A little history of the Temple Hill Cemetery, was that it was located on the bluff above the intersection of 800 North and 200 East in Provo, and is now occupied by the Karl G. Maeser Memorial Building on Brigham Young University. Temple Hill Cemetery was rejected as a cemetery in 1880 and approximately 60 bodies were still buried there at that time. These bodies were relocated to the Provo City Cemetery, but some had already been moved by families to that cemetery as early as 1854. Block 5, Lot 62 of the Provo City Cemetery was reserved for bodies removed from this and other cemeteries in the area as well as private isolated plots. Some headstones are present in Block 5, but most are unmarked graves.
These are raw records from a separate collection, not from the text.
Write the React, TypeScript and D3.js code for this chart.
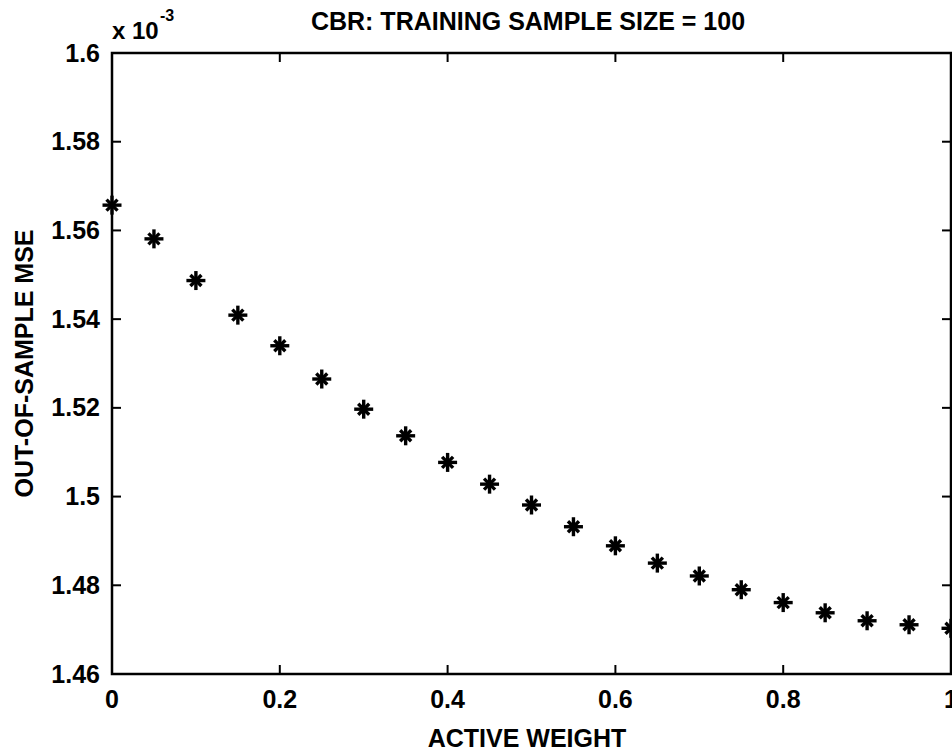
import React from "react";
import * as d3 from "d3";

const activeWeight = [0, 0.05, 0.1, 0.15, 0.2, 0.25, 0.3, 0.35, 0.4, 0.45, 0.5, 0.55, 0.6, 0.65, 0.7, 0.75, 0.8, 0.85, 0.9, 0.95, 1.0];
const mse = [1.5657, 1.5581, 1.5487, 1.5409, 1.5340, 1.5265, 1.5197, 1.5137, 1.5077, 1.5028, 1.4981, 1.4932, 1.4889, 1.4850, 1.4821, 1.4790, 1.4761, 1.4738, 1.4720, 1.4711, 1.4703];
const xTicks = [0, 0.2, 0.4, 0.6, 0.8, 1];
const yTicks = [1.46, 1.48, 1.5, 1.52, 1.54, 1.56, 1.58, 1.6];
const title = "CBR: TRAINING SAMPLE SIZE = 100";
const xLabel = "ACTIVE WEIGHT";
const yLabel = "OUT-OF-SAMPLE MSE";

const W = 952;
const H = 751;
const M = { left: 112, right: 951, top: 53, bottom: 674 };
const FONT = "'Liberation Sans', Arial, Helvetica, sans-serif";
const FS = 25;

export default function App() {
  const x = d3.scaleLinear().domain([0, 1]).range([M.left, M.right]);
  const y = d3.scaleLinear().domain([1.46, 1.6]).range([M.bottom, M.top]);
  const fmt = (v: number) => String(+v.toFixed(2));
  const tl = 9;
  return (
    <svg width={W} height={H} style={{ position: "absolute", left: 0, top: 0, background: "#fff" }} fontFamily={FONT} fontWeight="bold">
      <rect x={0} y={0} width={W} height={H} fill="#fff" />
      {/* ticks */}
      {xTicks.map((t) => (
        <g key={"x" + t} stroke="#000" strokeWidth={2}>
          <line x1={x(t)} x2={x(t)} y1={M.bottom} y2={M.bottom - tl} />
          <line x1={x(t)} x2={x(t)} y1={M.top} y2={M.top + tl} />
        </g>
      ))}
      {yTicks.map((t) => (
        <g key={"y" + t} stroke="#000" strokeWidth={2}>
          <line x1={M.left} x2={M.left + tl} y1={y(t)} y2={y(t)} />
          <line x1={M.right} x2={M.right - tl} y1={y(t)} y2={y(t)} />
        </g>
      ))}
      <rect x={M.left} y={M.top} width={M.right - M.left} height={M.bottom - M.top} fill="none" stroke="#000" strokeWidth={2.5} />
      {/* tick labels */}
      {xTicks.map((t) => (
        <text key={"xl" + t} x={x(t)} y={708} textAnchor="middle" fontSize={FS}>{fmt(t)}</text>
      ))}
      {yTicks.map((t) => (
        <text key={"yl" + t} x={100} y={y(t) + 8.5} textAnchor="end" fontSize={FS}>{fmt(t)}</text>
      ))}
      {/* exponent */}
      <text x={112} y={39} fontSize={24}>x 10</text>
      <text x={160} y={21} fontSize={16}>-3</text>
      {/* title */}
      <text x={528} y={30} textAnchor="middle" fontSize={FS}>{title}</text>
      <text x={527} y={747} textAnchor="middle" fontSize={FS}>{xLabel}</text>
      <text transform={`translate(33,${(M.top + M.bottom) / 2}) rotate(-90)`} textAnchor="middle" fontSize={FS}>{yLabel}</text>
      {/* markers */}
      {activeWeight.map((w, i) => {
        const cx = x(w);
        const cy = y(mse[i]);
        return (
          <g key={"m" + i} stroke="#000" strokeWidth={3.4} strokeLinecap="butt">
            <line x1={cx - 9.5} x2={cx + 9.5} y1={cy} y2={cy} />
            <line x1={cx} x2={cx} y1={cy - 9.5} y2={cy + 9.5} />
            <line x1={cx - 5.5} x2={cx + 5.5} y1={cy - 5.5} y2={cy + 5.5} />
            <line x1={cx - 5.5} x2={cx + 5.5} y1={cy + 5.5} y2={cy - 5.5} />
          </g>
        );
      })}
    </svg>
  );
}
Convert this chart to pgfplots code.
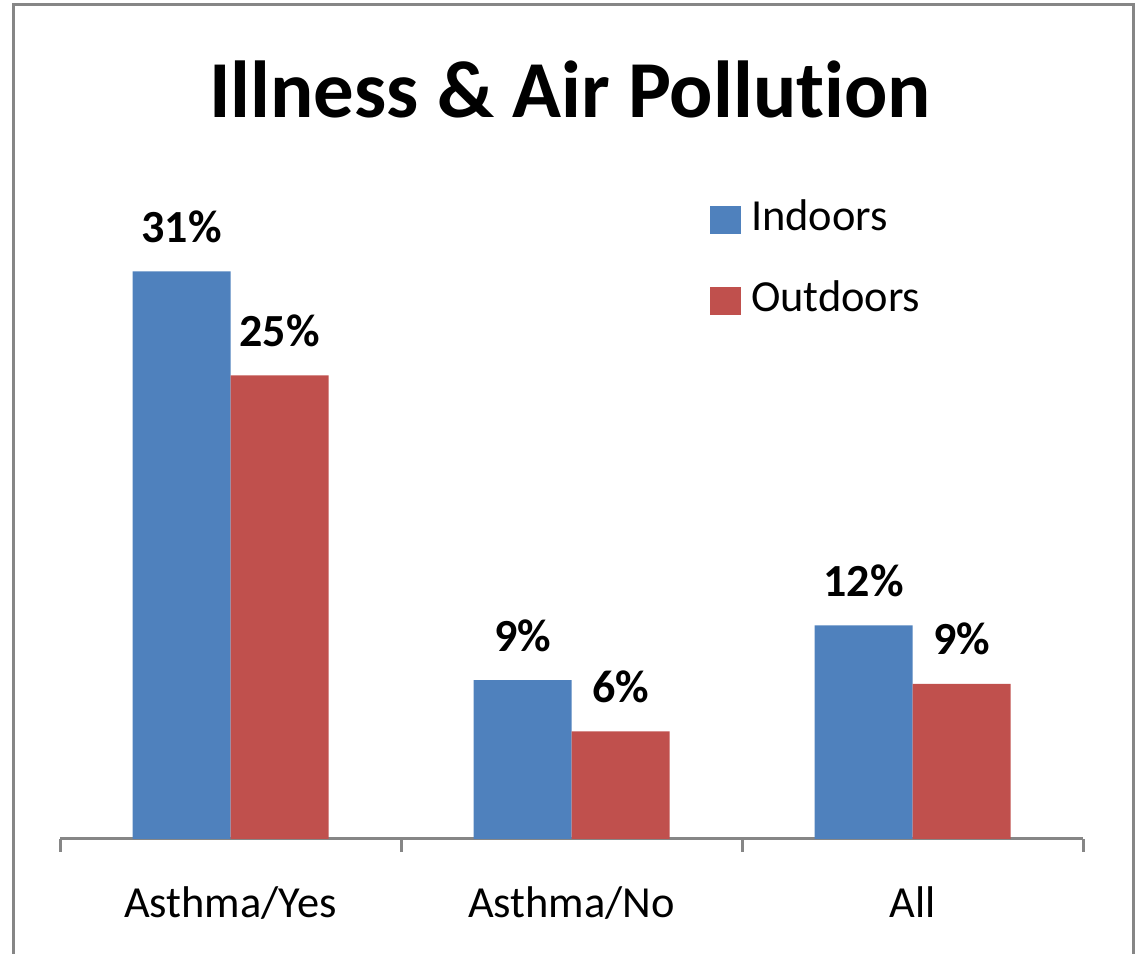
\documentclass[border=0pt]{standalone}
\usepackage{pgfplots}
\pgfplotsset{compat=1.18}
\usepackage{fontspec}
\setmainfont{Carlito}[Ligatures=NoCommon]
\definecolor{cblue}{RGB}{79,129,189}
\definecolor{cred}{RGB}{192,80,77}
\definecolor{cgray}{RGB}{134,134,134}
\pgfplotsset{sqlegend/.style={legend image code/.code={\fill[##1] (0pt,-7pt) rectangle (15.5pt,7pt);}}}
\begin{document}
\begin{tikzpicture}
\useasboundingbox (0,0) rectangle (570pt,476.5pt);
\draw[cgray, line width=1.5pt] (6.5pt,-5pt) -- (6.5pt,474pt) -- (566.5pt,474pt) -- (566.5pt,-5pt);
\node[anchor=base, inner sep=0pt, font=\fontsize{40.4}{46}\selectfont\bfseries] at (285pt,417.5pt) {Illness \& Air Pollution};
\begin{axis}[
  at={(30pt,57pt)}, anchor=south west,
  scale only axis, width=511.5pt, height=319.4pt,
  xmin=-0.5, xmax=2.5, ymin=0, ymax=35,
  axis x line*=bottom, axis y line=none,
  x axis line style={cgray, line width=1.5pt},
  ybar=0pt, bar width=49pt,
  xtick={0,1,2}, xticklabels={Asthma/Yes,Asthma/No,All},
  major tick length=0pt,
  extra x ticks={-0.5,0.5,1.5,2.5}, extra x tick labels={},
  extra x tick style={major tick length=6.5pt, tick align=outside, tick style={cgray, line width=1.5pt}},
  xticklabel style={font=\fontsize{22.2}{26}\selectfont, anchor=base, yshift=-39pt},
  ytick=\empty,
  point meta=explicit symbolic,
  nodes near coords,
  every node near coord/.append style={font=\fontsize{23}{27}\selectfont\bfseries, anchor=base, inner sep=0pt, yshift=14.5pt, color=black},
  legend style={draw=none, fill=none, at={(0.635,0.9975)}, anchor=north west, inner sep=0pt,
    font=\fontsize{22.2}{26}\selectfont, nodes={inner sep=0pt, text height=14pt, text depth=4pt},
    row sep=22.5pt, column sep=5pt},
  legend cell align=left,
]
\addplot[fill=cblue, draw=none, sqlegend]
  coordinates {(0,31.1) [31\%] (1,8.7) [9\%] (2,11.7) [12\%]};
\addplot[fill=cred, draw=none, sqlegend]
  coordinates {(0,25.4) [25\%] (1,5.9) [6\%] (2,8.5) [9\%]};
\legend{Indoors,Outdoors}
\end{axis}
\end{tikzpicture}
\end{document}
I talked to a sexton there at the Provo City Cemetery on July 31, 2013 and she said there was never any record of the actual burials that took place at Temple Hill, Fort Field or Grandview Cemeteries in the area. Every now and again a church record, family bible or a newspaper obituary will mention that a burial had taken place at one of these cemeteries, but without a record like that saying that Nathaniel was buried at Temple Hill or one of the others we cannot have a marker placed for him at the Provo City Cemetery. One of these days hopefully I can find a record of where Nathaniel’s burial actually took place so that a marker can be placed for him where ever that may be.
Nathaniel’s wife Anna and their two daughters Nancy and Rachel all ended up moving to Arizona before 1900, where they died and many of their descendants still live to this day. Also Anna’s oldest child Polly and Anna’s son, Nathaniel Jr. also moved to Arizona where they died as well.
Nathaniel Riggs, a good and faithful servant to the Lord until the very end, died June 6, 1869. He was truly a man who endure many trials for the new faith, which he had embraced 38 years before.